Tautou with Romain Duris in the film Mood Indigo

Tautou with Romain Duris in the film Mood Indigo

And yet she is happy to answer other questions, and does so with real thoughtfulness. When I ask her to describe herself in a couple of words, she spends almost 15 minutes hmmming and ahhing until she gets it right. “I think the first word would be ‘wild’ – not like a party person, more in that I am untamed. I don’t like to be squeezed into the system and I don’t like superficial conversation. I am very bad with that. I don’t have the talent to talk for nothing.”

She says she is a perfectionist too. She has been trying to write some stories and do some photography, “but the thing is I am very, very, very slow. As an actress my career went fast, but with my other artistic projects it is the opposite.” Does she like being able to work at her own pace? “No!” she squeals. “Not at all! For me it is a struggle. For me it is terrible. I don’t feel confident enough to show my things because I am very perfectionist. It is like torture. I am like the cat who is eating its own tail. I am sure people think, ‘She keeps talking about these projects, but it’s been 25 years now!’ Ahahaha.”

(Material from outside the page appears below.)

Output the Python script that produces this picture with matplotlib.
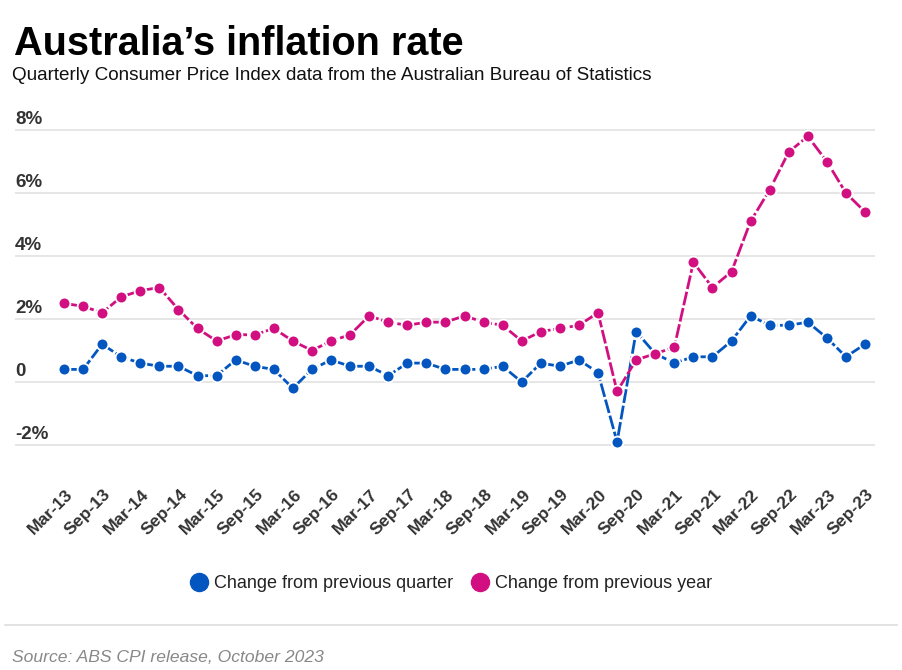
import matplotlib
matplotlib.use("Agg")
import matplotlib.pyplot as plt
from matplotlib.lines import Line2D
import matplotlib.transforms as mtransforms

quarters = ["Mar-13","Jun-13","Sep-13","Dec-13","Mar-14","Jun-14","Sep-14","Dec-14",
            "Mar-15","Jun-15","Sep-15","Dec-15","Mar-16","Jun-16","Sep-16","Dec-16",
            "Mar-17","Jun-17","Sep-17","Dec-17","Mar-18","Jun-18","Sep-18","Dec-18",
            "Mar-19","Jun-19","Sep-19","Dec-19","Mar-20","Jun-20","Sep-20","Dec-20",
            "Mar-21","Jun-21","Sep-21","Dec-21","Mar-22","Jun-22","Sep-22","Dec-22",
            "Mar-23","Jun-23","Sep-23"]
quarterly = [0.4,0.4,1.2,0.8,0.6,0.5,0.5,0.2,0.2,0.7,0.5,0.4,-0.2,0.4,0.7,0.5,
             0.5,0.2,0.6,0.6,0.4,0.4,0.4,0.5,0.0,0.6,0.5,0.7,0.3,-1.9,1.6,0.9,
             0.6,0.8,0.8,1.3,2.1,1.8,1.8,1.9,1.4,0.8,1.2]
annual = [2.5,2.4,2.2,2.7,2.9,3.0,2.3,1.7,1.3,1.5,1.5,1.7,1.3,1.0,1.3,1.5,
          2.1,1.9,1.8,1.9,1.9,2.1,1.9,1.8,1.3,1.6,1.7,1.8,2.2,-0.3,0.7,0.9,
          1.1,3.8,3.0,3.5,5.1,6.1,7.3,7.8,7.0,6.0,5.4]
ytick_vals = [-2, 0, 2, 4, 6, 8]
ytick_labels = ["-2%", "0", "2%", "4%", "6%", "8%"]
series_names = ["Change from previous quarter", "Change from previous year"]

BLUE = "#0356c0"
PINK = "#d20f80"
W, H = 902, 670
plt.rcParams["font.family"] = ["Liberation Sans", "DejaVu Sans"]

fig = plt.figure(figsize=(W / 100, H / 100), dpi=100)
ax_l, ax_r, ax_t, ax_b = 15, 875, 120, 455
ax = fig.add_axes([ax_l / W, 1 - ax_b / H, (ax_r - ax_l) / W, (ax_b - ax_t) / H])
px_per_x = (865 - 64) / 42
ax.set_xlim(-(64 - ax_l) / px_per_x, 42 + (ax_r - 865) / px_per_x)
px_per_y = (445 - 130) / 10
ax.set_ylim(-2 - 10 / px_per_y, 8 + 10 / px_per_y)
for s in ax.spines.values():
    s.set_visible(False)
ax.set_xticks([])
ax.set_yticks([])

for v in ytick_vals:
    ax.axhline(v, color="#e6e6e6", lw=1.4, zorder=0)

ytrans = mtransforms.blended_transform_factory(ax.transAxes, ax.transData)
yoff = mtransforms.ScaledTranslation(0, 2 / 100, fig.dpi_scale_trans)
for v, lab in zip(ytick_vals, ytick_labels):
    ax.text(0, v, lab, transform=ytrans + yoff, ha="left", va="bottom",
            fontsize=13.5, fontweight="bold", color="#333333")

xs = list(range(len(quarters)))
style = dict(lw=2.0, marker="o", markersize=8.5, markeredgecolor="white",
             markeredgewidth=1.3, clip_on=False, linestyle=(0, (5, 1)))
ax.plot(xs, quarterly, color=BLUE, zorder=3, **style)
ax.plot(xs, annual, color=PINK, zorder=4, **style)

xtrans = mtransforms.blended_transform_factory(ax.transData, fig.transFigure)
xoff = mtransforms.ScaledTranslation(1 / 100, 0, fig.dpi_scale_trans)
for i, q in enumerate(quarters):
    if i % 2 == 0:
        ax.text(i, 1 - 487 / H, q, transform=xtrans + xoff, rotation=45,
                rotation_mode="anchor", ha="right", va="top",
                fontsize=12.6, fontweight="bold", color="#333333")

fig.text(14 / W, 1 - 55 / H, "Australia\u2019s inflation rate", fontsize=28.5,
         fontweight="bold", color="black", ha="left", va="baseline")
fig.text(12 / W, 1 - 80 / H,
         "Quarterly Consumer Price Index data from the Australian Bureau of Statistics",
         fontsize=13.55, color="#111111", ha="left", va="baseline")

handles = [Line2D([], [], ls="none", marker="o", markersize=13, color=BLUE, markeredgecolor=BLUE),
           Line2D([], [], ls="none", marker="o", markersize=13, color=PINK, markeredgecolor=PINK)]
leg = fig.legend(handles, series_names, loc="center", bbox_to_anchor=(0.5, 1 - 584 / H),
                 ncol=2, frameon=False, fontsize=13, handletextpad=0.3, columnspacing=1.0,
                 handlelength=1.0)
for t in leg.get_texts():
    t.set_color("#222222")

fig.add_artist(Line2D([5 / W, 897 / W], [1 - 625 / H, 1 - 625 / H], color="#dddddd", lw=1.2))
fig.text(12 / W, 1 - 662 / H, "Source: ABS CPI release, October 2023", fontsize=12.6,
         style="italic", color="#888888", ha="left", va="baseline")

fig.savefig("out.png", dpi=100, facecolor="white")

On her way over to London, she left her laptop on Eurostar. She hadn’t made copies of any of her work, so she said to herself: “OK, if you don’t find it, that’s a sign that you have to” – she mimes slitting her throat – “and if you will find it, that means that you… Have. To. Finish. It.” She pauses for dramatic effect. “And I refound it!” She giggles in complete delight.

Before we part company we talk a bit more about Mood Indigo, which was based on a book, Boris Vian’s L’Ecume des Jours, a cult classic in France. As a teenager, she loved it and she says that bringing it to life was “a crazy experience. Michel has so many ideas in a second. We felt he was trying to, how do I say..?” Tautou thinks for a moment. “...destroy the traditional ceremony of film-making. He wanted us to forget where the camera was. There was all this stop-motion animation. While we were doing the shooting we felt like we were eight years old.” There is even more laughter. And I get the impression that eight years old is exactly the age Audrey Tautou feels most of the time.